Cai Yuanpei was a staunch believer in universal education at a time when Chinese scholars were mostly male. Women were admitted to Peking University as soon as he became president. An archival photo of the first batch of female students in circa 1920 can be seen at the exhibition, alongside portraits of Cai Yuanpei from his Peking University's presidency to immediately prior to his death in Hong Kong.

Relevant even now

"Along with Sun Yat-sen, Cai Yuanpei is one of the most important figures in modern China with significant ties to Hong Kong," states Chow Kai-wing, professor emeritus at Hong Kong Baptist University's Department of History and director of New Asia Institute's Asia-Pacific Research Centre.

"I always believed that he left Hong Kong his educational ideals, his concern for the nation, and his enlightenment for a new China," Chow says, speaking at the opening of the exhibition held on Dec 6. "This exhibition recognizes Cai Yuanpei's contribution to Peking University and academic research. In the past four decades, China's achievements have been remarkable. Looking toward the future, educational development in China is more important than ever. I once said that the 21st century belongs to Cai Yuanpei. I still think so."

"Some of grandpa's works are difficult to understand," acknowledges Cai Leiluo. "But it is well worth the effort to try harder and find more of his writings.
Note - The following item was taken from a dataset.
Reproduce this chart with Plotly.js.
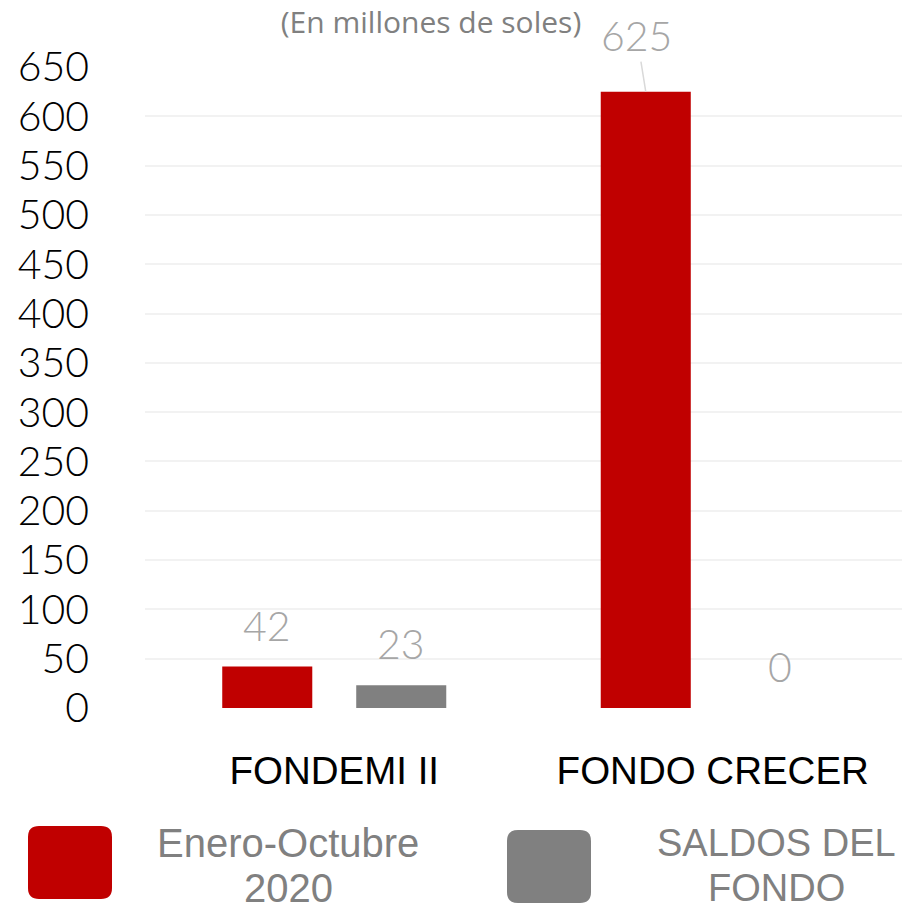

Over the years, I have published some to raise awareness of his educational reform ideologies. I intend to get more of his works published in English.

"Alongside his work, I want people to understand that he was a gracious, generous man, perhaps in spite of his status and intellect. He was beloved unanimously by his Peking University students. How he treated others was just as important as the legacy he left behind."